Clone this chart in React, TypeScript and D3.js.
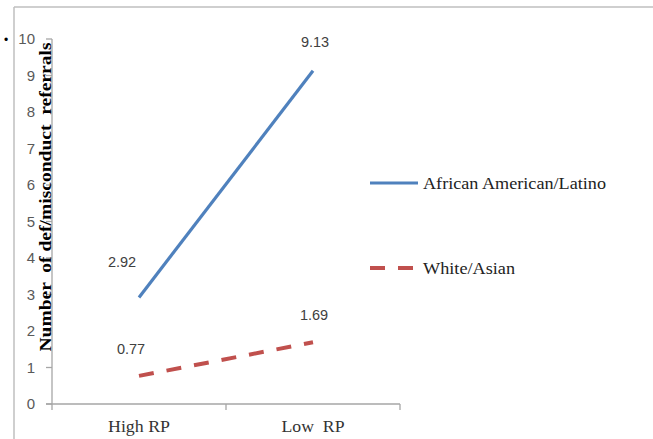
import React from "react";
import * as d3 from "d3";

const categories = ["High RP", "Low  RP"];
const seriesNames = ["African American/Latino", "White/Asian"];
const africanLatino = [2.92, 9.13];
const whiteAsian = [0.77, 1.69];
const yTicks = [0, 1, 2, 3, 4, 5, 6, 7, 8, 9, 10];
const yTitle = "Number  of def/misconduct  referrals";

const W = 653;
const H = 439;

export default function App() {
  const x = d3.scaleBand<string>().domain(categories).range([52, 400]).padding(0);
  const y = d3.scaleLinear().domain([0, 10]).range([404, 39]);
  const cx = (c: string) => (x(c) as number) + x.bandwidth() / 2;
  const line = d3
    .line<number>()
    .x((_, i) => cx(categories[i]))
    .y((d) => y(d));

  const series = [
    { name: seriesNames[0], values: africanLatino, color: "#4f81bd", dash: "none", width: 3.2, legendLen: 183 },
    { name: seriesNames[1], values: whiteAsian, color: "#c0504d", dash: "15 13", width: 4, legendLen: 92 },
  ];

  const labelPos = [
    [
      [-17, -30],
      [2, -24],
    ],
    [
      [-8, -22],
      [1, -22],
    ],
  ];

  const axisColor = "#a6a6a6";
  const bandEdges = [52, 226, 400];
  const xLabelLen = [62, 63];

  return (
    <svg
      width={W}
      height={H}
      style={{ position: "absolute", left: 0, top: 0, background: "#fff" }}
    >
      <line x1={14} y1={7} x2={W} y2={7} stroke="#bfbfbf" strokeWidth={1.5} />
      <line x1={14} y1={7} x2={14} y2={H} stroke="#bfbfbf" strokeWidth={1.5} />
      <text x={4} y={44} fontFamily="Liberation Sans, Arial" fontSize={12} fill="#000">•</text>

      <line x1={52} y1={y(10)} x2={52} y2={410} stroke={axisColor} strokeWidth={1.3} />
      {yTicks.map((t) => (
        <g key={t}>
          <line x1={46} x2={52} y1={y(t)} y2={y(t)} stroke={axisColor} strokeWidth={1.3} />
          <text
            x={35}
            y={y(t)}
            dy="0.35em"
            textAnchor="end"
            fontFamily="Liberation Sans, Arial, sans-serif"
            fontSize={15}
            fill="#595959"
          >
            {t}
          </text>
        </g>
      ))}

      <line x1={46} x2={400} y1={y(0)} y2={y(0)} stroke={axisColor} strokeWidth={1.3} />
      {bandEdges.slice(1).map((e) => (
        <line key={e} x1={e} x2={e} y1={y(0)} y2={410} stroke={axisColor} strokeWidth={1.3} />
      ))}
      {categories.map((c, i) => (
        <text
          key={c}
          x={cx(c)}
          y={432}
          textAnchor="middle"
          fontFamily="Liberation Serif, Times New Roman, serif"
          fontSize={17}
          fill="#333"
          style={{ whiteSpace: "pre" }}
          xmlSpace="preserve"
          textLength={xLabelLen[i]}
          lengthAdjust="spacingAndGlyphs"
        >
          {c}
        </text>
      ))}

      <text
        transform={`translate(51,197) rotate(-90)`}
        textAnchor="middle"
        fontFamily="Liberation Serif, Times New Roman, serif"
        fontWeight="bold"
        fontSize={17}
        fill="#000"
        xmlSpace="preserve"
        style={{ whiteSpace: "pre" }}
        textLength={309}
        lengthAdjust="spacingAndGlyphs"
      >
        {yTitle}
      </text>

      {series.map((s, si) => (
        <g key={s.name}>
          <path
            d={line(s.values) as string}
            fill="none"
            stroke={s.color}
            strokeWidth={s.width}
            strokeDasharray={s.dash}
          />
          {s.values.map((v, i) => (
            <text
              key={i}
              x={cx(categories[i]) + labelPos[si][i][0]}
              y={y(v) + labelPos[si][i][1]}
              textAnchor="middle"
              fontFamily="Liberation Sans, Arial, sans-serif"
              fontSize={14.5}
              fill="#404040"
            >
              {v.toFixed(2)}
            </text>
          ))}
        </g>
      ))}

      {series.map((s, si) => {
        const ly = si === 0 ? 183 : 268;
        return (
          <g key={s.name}>
            <line
              x1={370}
              x2={418}
              y1={ly}
              y2={ly}
              stroke={s.color}
              strokeWidth={s.width}
              strokeDasharray={si === 1 ? "15 13" : "none"}
            />
            <text
              x={423}
              y={ly + 6}
              fontFamily="Liberation Serif, Times New Roman, serif"
              fontSize={17}
              fill="#222"
              textLength={s.legendLen}
              lengthAdjust="spacingAndGlyphs"
            >
              {s.name}
            </text>
          </g>
        );
      })}
    </svg>
  );
}
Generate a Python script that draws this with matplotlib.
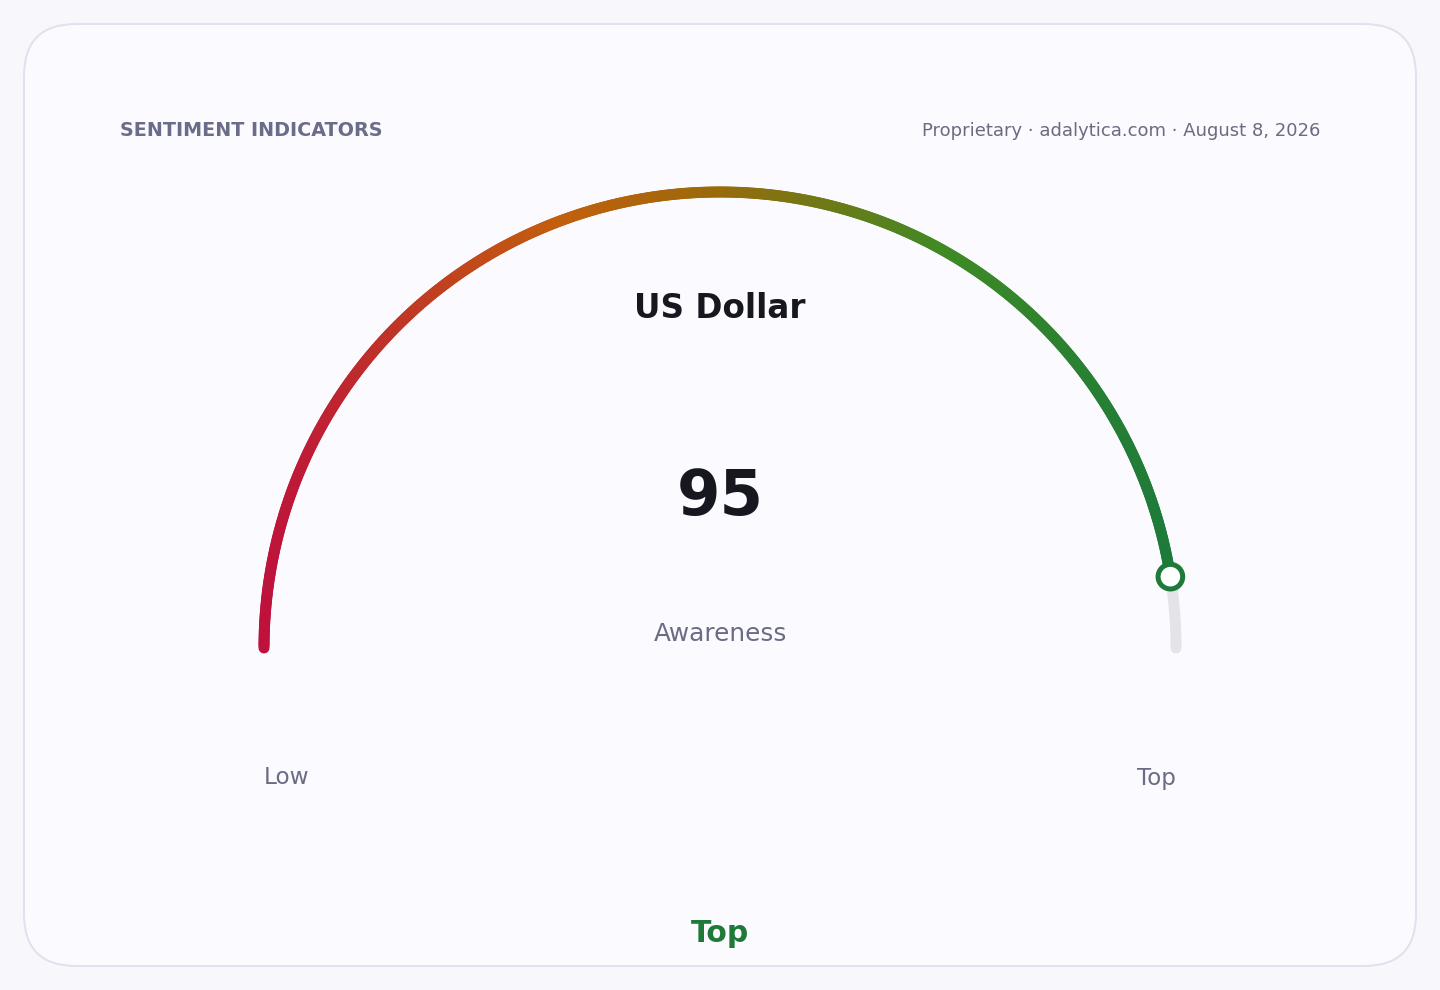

******

> _WORK TO DO_
Reproduce, word for word, every line from the start of the records down to and including the line with "const H = 439;"; skip the pictures.

> _SOLUTION FOR THIS TASK_
Clone this chart in React, TypeScript and D3.js.
import React from "react";
import * as d3 from "d3";

const categories = ["High RP", "Low  RP"];
const seriesNames = ["African American/Latino", "White/Asian"];
const africanLatino = [2.92, 9.13];
const whiteAsian = [0.77, 1.69];
const yTicks = [0, 1, 2, 3, 4, 5, 6, 7, 8, 9, 10];
const yTitle = "Number  of def/misconduct  referrals";

const W = 653;
const H = 439;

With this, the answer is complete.